Emerging managers can sometimes generate the best returns, meaning it can be a bet worth considering.
Key Takeaways
- Emerging managers often outperform even top established managers if you're able to choose the very best. They've discovered a niche and are hungry and that alignment can drive excellent returns.
- They also tend to run smaller funds, making it easier for them to run niche strategies and generate high returns, whereas when you're a massive fund your opportunity set is more limited.
- Selecting the best emerging managers - people with a true edge - can lead to very high returns.
Transcript
I'm Joe Lonsdale. I'm an entrepreneur and investor. I founded several companies, including Palantir, Addapar, Open Gov, Affinity, Resilience Bio. A lot of really great teams. I'm proud of building a lot of companies, and I've become an investor over the last decade as well. Working with a lot of people who built my companies with me and others. And I run a firm called 8VC. We manage about $5 billion a committed capital, backing the best entrepreneurs figuring out what's newly possible in the world. We talk a lot about how there's high autocorrelation, so the best investors are going to keep doing well. And so when that means you should just keep backing the best investors in venture capital or in distressed areas or in private equity, why don't you just choose the best ones versus doing emerging? Emerging sounds really risky. And it actually turns out the data is that emerging managers tend to have their very highest returns for the very best ones. And so the question is if you can determine who's really good as they're emerging, that becomes a much better place to invest. This is kind of similar to how you think about venture capital, where the very highest returns on the early companies are very hard to determine if they're good. But if you happen to know that they're good, that's actually the area you're going to do best in. And so, you know, if you actually look at it, you look at emerging managers who, for some reason, have an advantage. So, for example, in venture capital, if they've built multiple successful companies, if they've been a partner as an investor at a top fund, and they have a good track record, if there's something about their background that suggests very strong, they're likely to be good. And if they're attracting the right people around them, then emerging managers tend to be the very best bet. They're also a great thing to bet on because you can get access early on. And if you think about it, emerging managers almost never have super, supergiant funds. They tend to have much smaller funds. And, of course, much smaller funds, when managed very well, have very high returns.
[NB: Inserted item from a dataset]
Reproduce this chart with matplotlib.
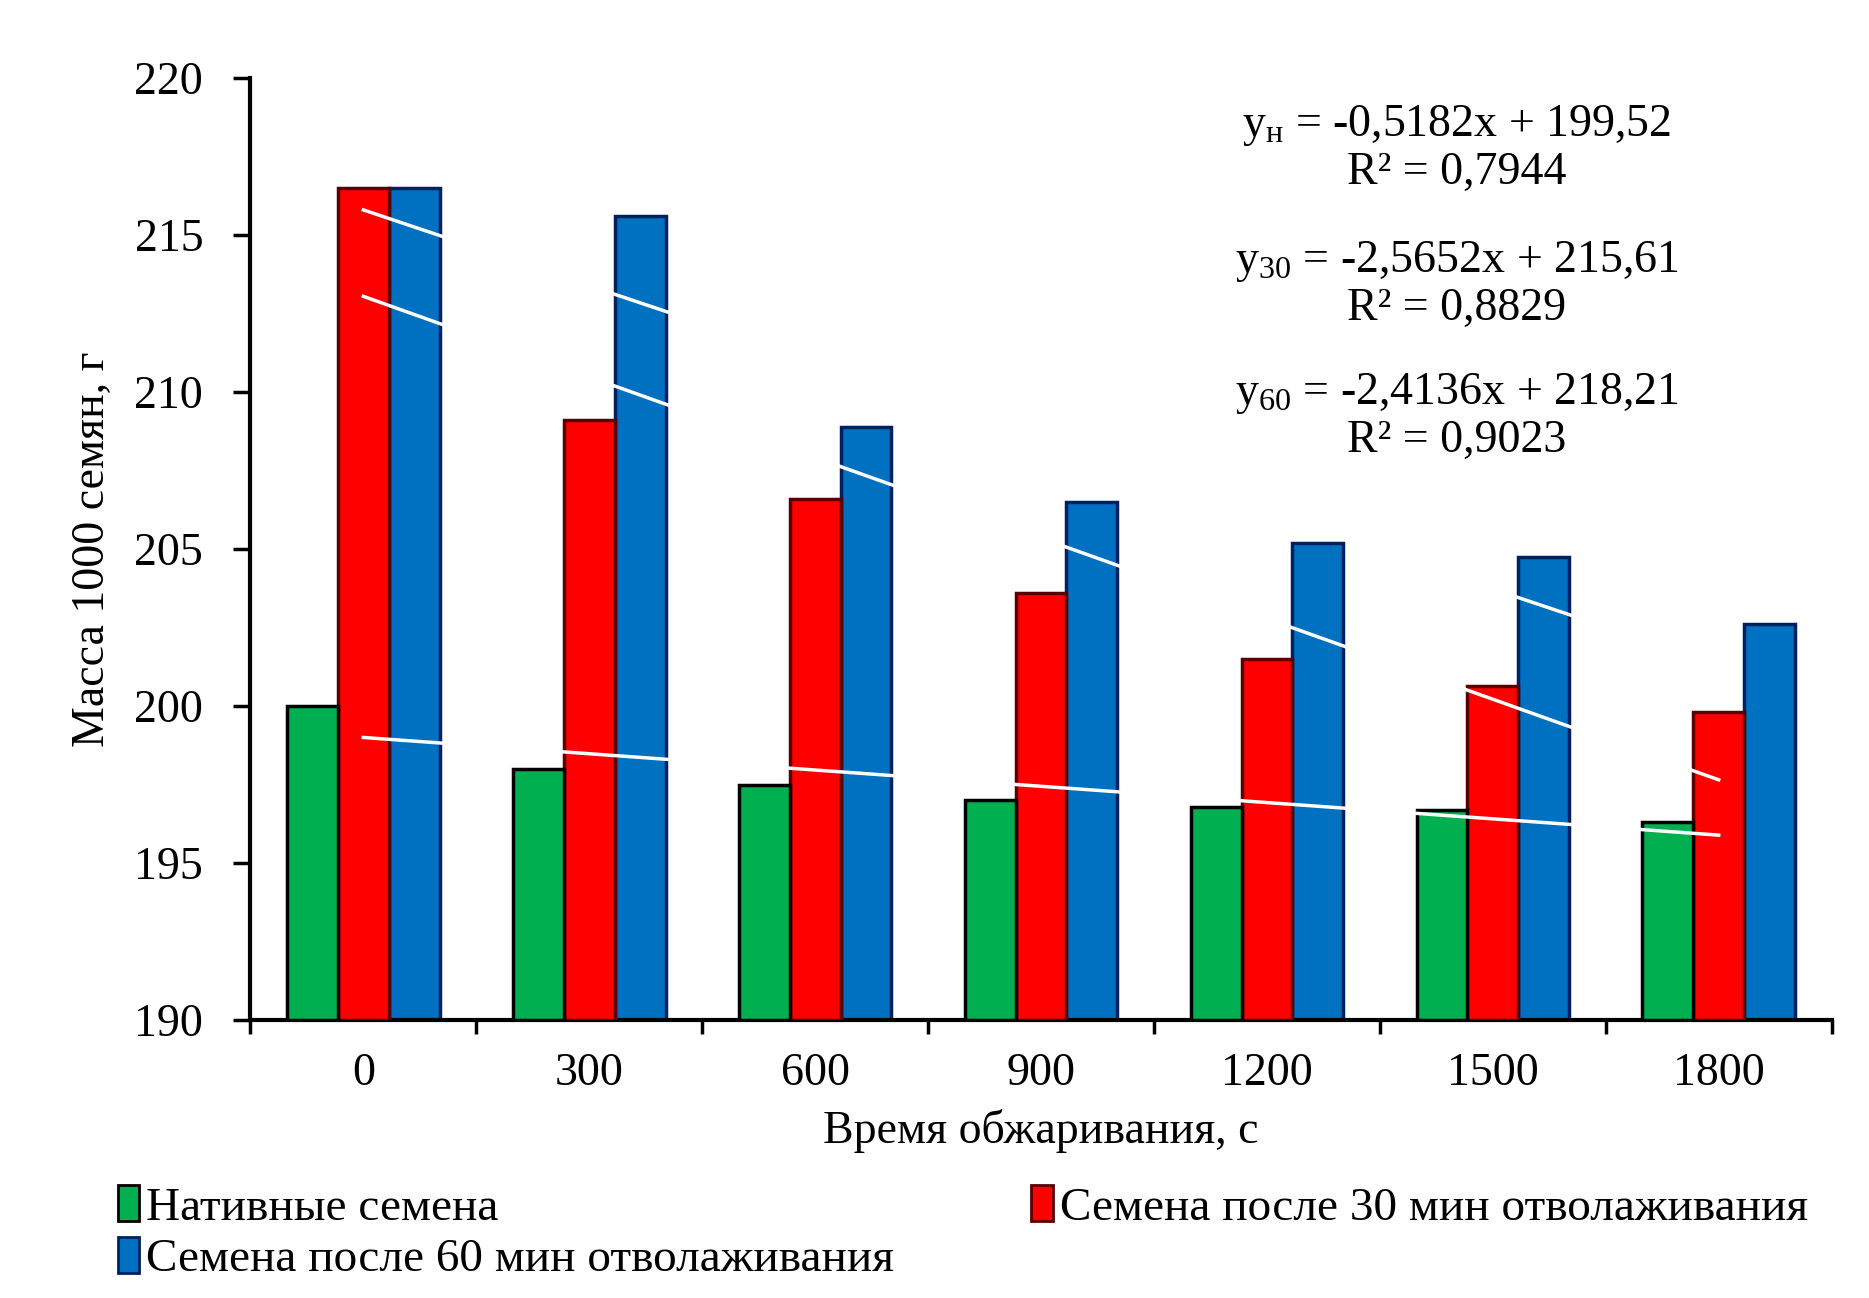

The problem with the very best investors is over time; they tend to raise more and more money. So you can be the best venture capital investor in the world, but if you're managing an eight or $9 billion fund like one of Sequoia's late-stage funds, it's probably still a good bet because they're Sequoia. They're probably not going to outperform a top emerging manager managing $100 million in venture capital just because you can only return $9 billion so many times versus 100 million. So I definitely think that top allocators focus a lot on emerging managers, and it's a smart thing to do.